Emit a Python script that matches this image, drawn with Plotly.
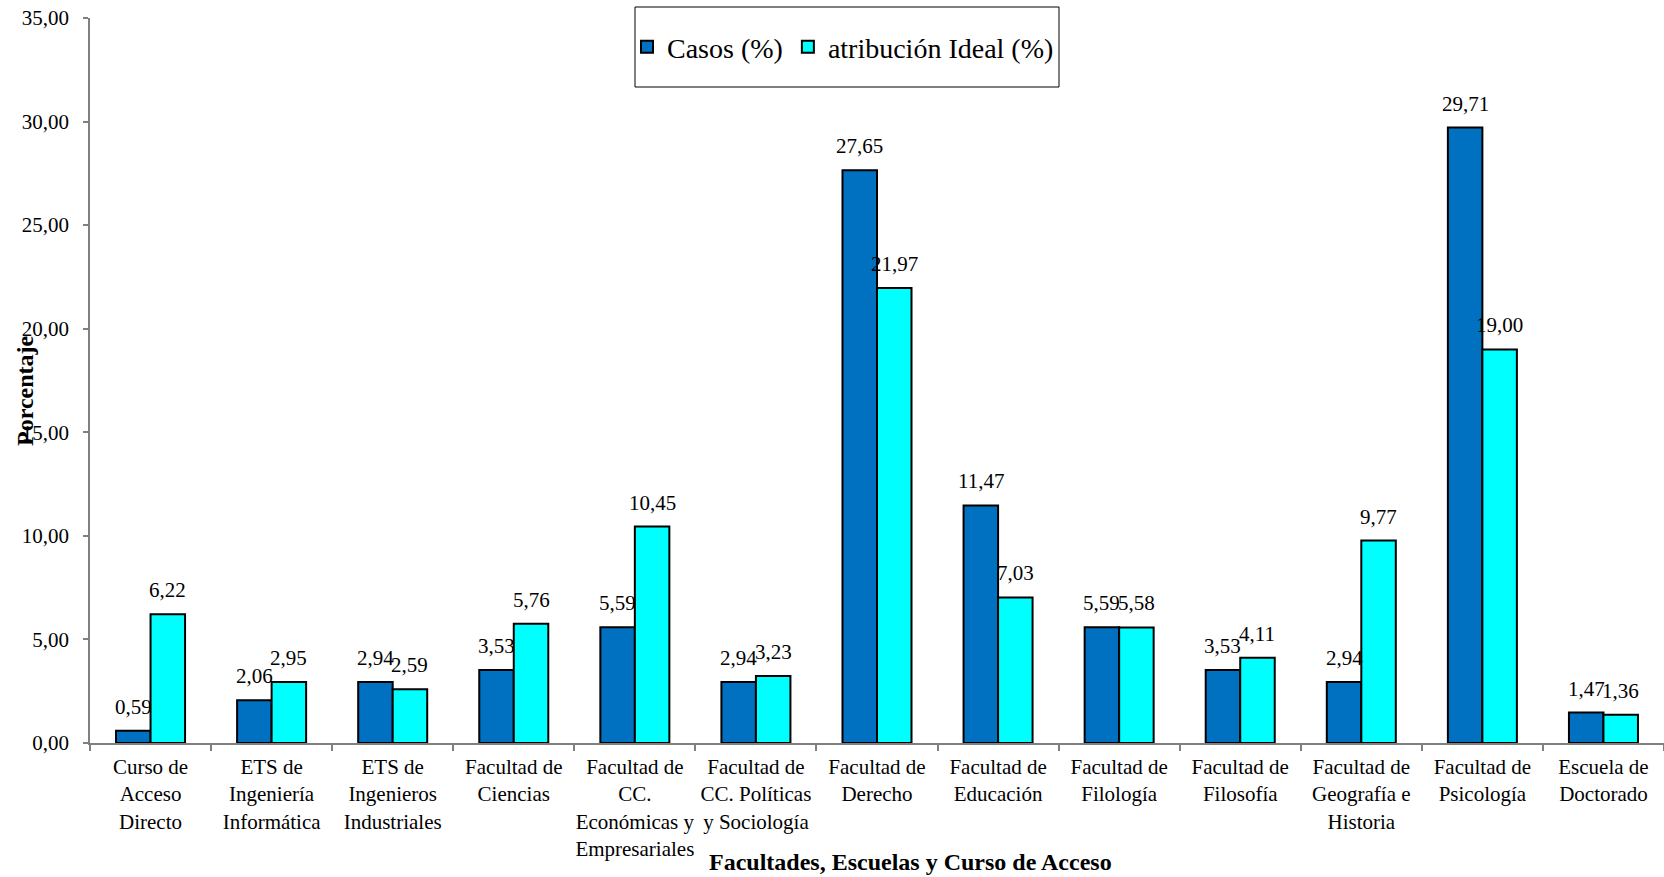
import plotly.graph_objects as go

# Categories and series values
categories = [
    "Curso de<br>Acceso<br>Directo",
    "ETS de<br>Ingeniería<br>Informática",
    "ETS de<br>Ingenieros<br>Industriales",
    "Facultad de<br>Ciencias",
    "Facultad de<br>CC.<br>Económicas y<br>Empresariales",
    "Facultad de<br>CC. Políticas<br>y Sociología",
    "Facultad de<br>Derecho",
    "Facultad de<br>Educación",
    "Facultad de<br>Filología",
    "Facultad de<br>Filosofía",
    "Facultad de<br>Geografía e<br>Historia",
    "Facultad de<br>Psicología",
    "Escuela de<br>Doctorado",
]
casos = [0.59, 2.06, 2.94, 3.53, 5.59, 2.94, 27.65, 11.47, 5.59, 3.53, 2.94, 29.71, 1.47]
ideal = [6.22, 2.95, 2.59, 5.76, 10.45, 3.23, 21.97, 7.03, 5.58, 4.11, 9.77, 19.00, 1.36]
series_names = ["Casos (%)", "atribución Ideal (%)"]
y_ticks = [0, 5, 10, 15, 20, 25, 30, 35]

FONT = '"Liberation Serif", "Times New Roman", Times, serif'
W, H = 1664, 877
M_L, M_R, M_T, M_B = 90, 0, 18, 134
BARGAP = 0.43


def fmt(v):
    return f"{v:.2f}".replace(".", ",")


fig = go.Figure()
colors = ["#0070C0", "#00FFFF"]
for name, vals, col in zip(series_names, [casos, ideal], colors):
    fig.add_trace(go.Bar(
        x=categories, y=vals, name=name,
        marker=dict(color=col, line=dict(color="black", width=2)),
    ))

# Value labels above each bar
bar_w = (1 - BARGAP) / 2
for s, vals in enumerate([casos, ideal]):
    off = (s - 0.5) * bar_w
    for i, v in enumerate(vals):
        fig.add_annotation(
            x=i + off, y=v, xref="x", yref="y", text=fmt(v), showarrow=False,
            xanchor="center", yanchor="middle", yshift=24,
            font=dict(family=FONT, size=21, color="black"),
        )

pw = W - M_L - M_R
ph = H - M_T - M_B


def px_x(p):
    return (p - M_L) / pw


def px_y(p):
    return (H - M_B - p) / ph


# Axis titles
fig.add_annotation(
    x=px_x(910), y=px_y(862), xref="paper", yref="paper", showarrow=False,
    xanchor="center", yanchor="middle",
    text="<b>Facultades, Escuelas y Curso de Acceso</b>",
    font=dict(family=FONT, size=24, color="black"),
)
fig.add_annotation(
    x=px_x(25), y=px_y(391), xref="paper", yref="paper", showarrow=False,
    xanchor="center", yanchor="middle",
    text="<b>Porcentaje</b>", textangle=-90,
    font=dict(family=FONT, size=24, color="black"),
)

# Legend frame
fig.add_shape(
    type="rect", xref="paper", yref="paper",
    x0=px_x(635), x1=px_x(1059), y0=px_y(87), y1=px_y(7),
    line=dict(color="black", width=1), fillcolor="white", layer="below",
)

fig.update_layout(
    width=W, height=H,
    margin=dict(l=M_L, r=M_R, t=M_T, b=M_B, pad=0),
    paper_bgcolor="white", plot_bgcolor="white",
    barmode="group", bargap=BARGAP, bargroupgap=0,
    separators=",.",
    font=dict(family=FONT, size=21, color="black"),
    showlegend=True,
    legend=dict(
        orientation="h", x=px_x(843), y=px_y(47), xanchor="center", yanchor="middle",
        font=dict(family=FONT, size=28, color="black"),
        bgcolor="rgba(0,0,0,0)", borderwidth=0, itemwidth=30,
    ),
    xaxis=dict(
        type="category", tickson="boundaries", ticks="outside", ticklen=6,
        tickcolor="#808080", tickwidth=1.5,
        showline=True, linecolor="#808080", linewidth=1.5,
        showgrid=False, tickangle=0, ticklabelstandoff=4,
        tickfont=dict(family=FONT, size=21, color="black"),
    ),
    yaxis=dict(
        range=[0, 35], tickvals=y_ticks, tickformat=".2f",
        ticks="outside", ticklen=5, tickcolor="#808080", tickwidth=1.5,
        showline=True, linecolor="#808080", linewidth=1.5,
        showgrid=False, zeroline=False, ticklabelstandoff=10,
        tickfont=dict(family=FONT, size=21, color="black"),
    ),
)

fig.write_html("out.html")
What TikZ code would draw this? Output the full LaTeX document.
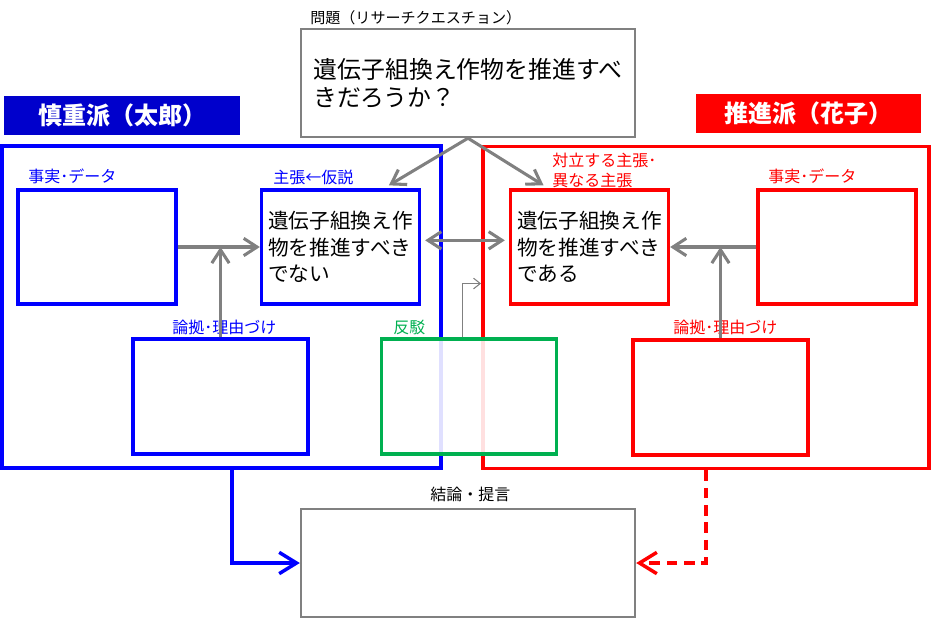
\documentclass[tikz,border=0pt]{standalone}
\usepackage{fontspec}
\setmainfont{Noto Sans CJK JP}
\usetikzlibrary{positioning,arrows.meta,calc}
\definecolor{kblue}{RGB}{0,0,255}
\definecolor{kheadblue}{RGB}{0,0,204}
\definecolor{kred}{RGB}{255,0,0}
\definecolor{kgreen}{RGB}{0,176,80}
\definecolor{kgray}{RGB}{128,128,128}

\begin{document}
\begin{tikzpicture}[x=0.75pt,y=-0.75pt]
	\useasboundingbox (0,0) rectangle (931,619);
	\tikzset{side/.style={draw,line width=2.9pt,minimum height=241.5pt}}

	\edef\cardw{118.5pt}
	\edef\cardh{85.5pt}
	\tikzstyle{card}=[draw,line width=2.5pt,minimum width=\cardw,minimum height=\cardh,inner sep=0pt,align=left,font=\fontsize{15.5}{20}\selectfont]
	\tikzstyle{wide}=[draw,line width=2.5pt,minimum width=131.25pt,minimum height=86.25pt,inner sep=0pt]
	\tikzstyle{head}=[minimum width=177pt,minimum height=29.25pt,text=white,font=\bfseries\fontsize{18}{21}\selectfont]
	\tikzstyle{lbl}=[anchor=west,inner sep=0pt,font=\fontsize{12}{15}\selectfont]
	\tikzstyle{gline}=[draw=kgray,line width=2.3pt,-{Straight Barb[length=10pt,width=13pt]}]

	%% Two sides
	\node[side,draw=kblue,minimum width=329.25pt] (bside) at (221.5,307) {};
	\node[side,draw=kred,minimum width=334.5pt] (rside) at (706,307.5) {};
	\node[head,fill=kheadblue] (bhead) at (122,115.5) {慎重派（太郎）};
	\node[head,fill=kred,minimum width=168.75pt] (rhead) at (808.5,113.5) {推進派（花子）};

	%% Question and conclusion
	\node[lbl,font=\fontsize{11.3}{13}\selectfont] (qlbl) at (310,18) {問題（リサーチクエスチョン）};
	\node[draw=kgray,line width=1.8pt,minimum width=250.5pt,minimum height=81pt,align=left,font=\fontsize{17.9}{21}\selectfont] (qbox) at (468,83) {遺伝子組換え作物を推進すべ\\きだろうか？};
	\node[lbl] (clbl) at (430,494) {結論・提言};
	\node[draw=kgray,line width=1.8pt,minimum width=250.5pt,minimum height=81pt] (concl) at (468,563) {};

	%% Blue side
	\node[card,draw=kblue] (bfact) at (97,247) {};
	\node[card,draw=kblue] (bclaim) at (340.5,247) {遺伝子組換え作\\物を推進すべき\\でない};
	\node[wide,draw=kblue] (breason) at (220.5,396.5) {};
	\node[lbl,text=kblue] at (28,176) {事実･データ};
	\node[lbl,text=kblue] at (273,177) {主張←仮説};
	\node[lbl,text=kblue] at (172,327) {論拠･理由づけ};

	%% Red side
	\node[card,draw=kred] (rclaim) at (589.5,247) {遺伝子組換え作\\物を推進すべき\\である};
	\node[card,draw=kred] (rfact) at (837,247) {};
	\node[wide,draw=kred] (rreason) at (720.5,397.5) {};
	\node[lbl,text=kred,align=left,font=\fontsize{12}{15}\selectfont] at (552,170) {対立する主張･\\異なる主張};
	\node[lbl,text=kred] at (768,176) {事実･データ};
	\node[lbl,text=kred] at (673,327) {論拠･理由づけ};

	%% Rebuttal
	\node[wide,draw=kgreen,fill=white,fill opacity=0.88] (rebut) at (469,396.5) {};
	\node[lbl,text=kgreen] at (393,327) {反駁};

	%% Connectors
	\draw[gline] (bfact) -- (bclaim);
	\draw[gline] (breason.north) -- (breason.north |- bfact.east);
	\draw[gline] (rfact) -- (rclaim);
	\draw[gline] (rreason.north) -- (rreason.north |- rfact.west);
	\draw[gline,{Straight Barb[length=10pt,width=13pt]}-{Straight Barb[length=10pt,width=13pt]},shorten <=3pt,shorten >=3pt] ([yshift=5pt]bclaim.east) -- ([yshift=5pt]rclaim.west);
	\draw[gline] (qbox.south) -- ($(bclaim.north)!0.6!(bclaim.north east)+(0,-3)$);
	\draw[gline] (qbox.south) -- ($(rclaim.north west)!0.43!(rclaim.north)+(0,-3)$);
	\draw[draw=kgray,line width=0.8pt,-{Straight Barb[length=5pt,width=8pt]}] ([xshift=-5pt]rebut.north) |- ([yshift=18pt]rside.west);
	\draw[draw=kblue,line width=2.6pt,-{Straight Barb[length=13pt,width=16pt]}] ([xshift=8pt]bside.south) |- (concl.west);
	\draw[draw=kred,line width=2.6pt,dash pattern=on 8pt off 5pt,-{Straight Barb[length=13pt,width=16pt]}] (rside.south) |- (concl.east);
\end{tikzpicture}
\end{document}
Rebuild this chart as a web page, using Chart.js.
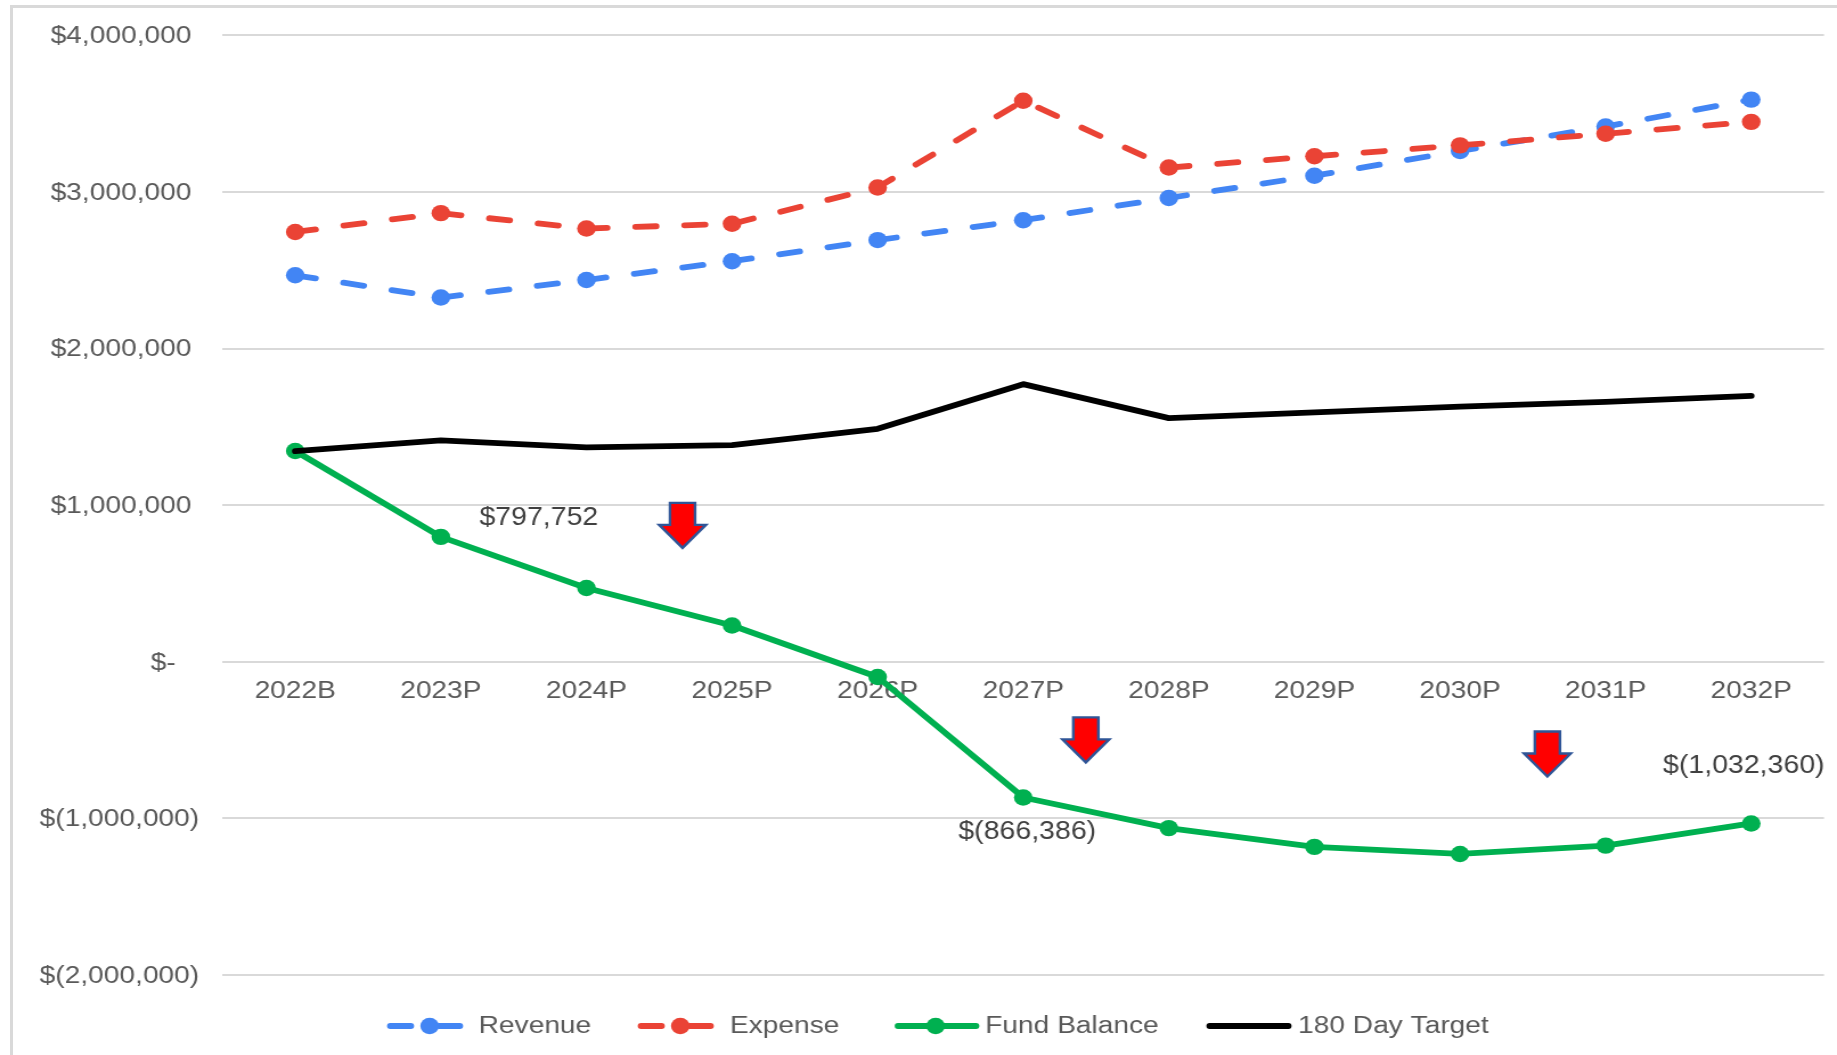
━━━━━━━━━━━━━━━━
■ **Brief**:
Every line from the top of the entries through the line that holds "import plotly.graph_objects as go" is to be quoted exactly, please, and nothing else; omit the pictures.

■ **Full response**:
Emit a Python script that matches this image, drawn with Plotly.
import plotly.graph_objects as go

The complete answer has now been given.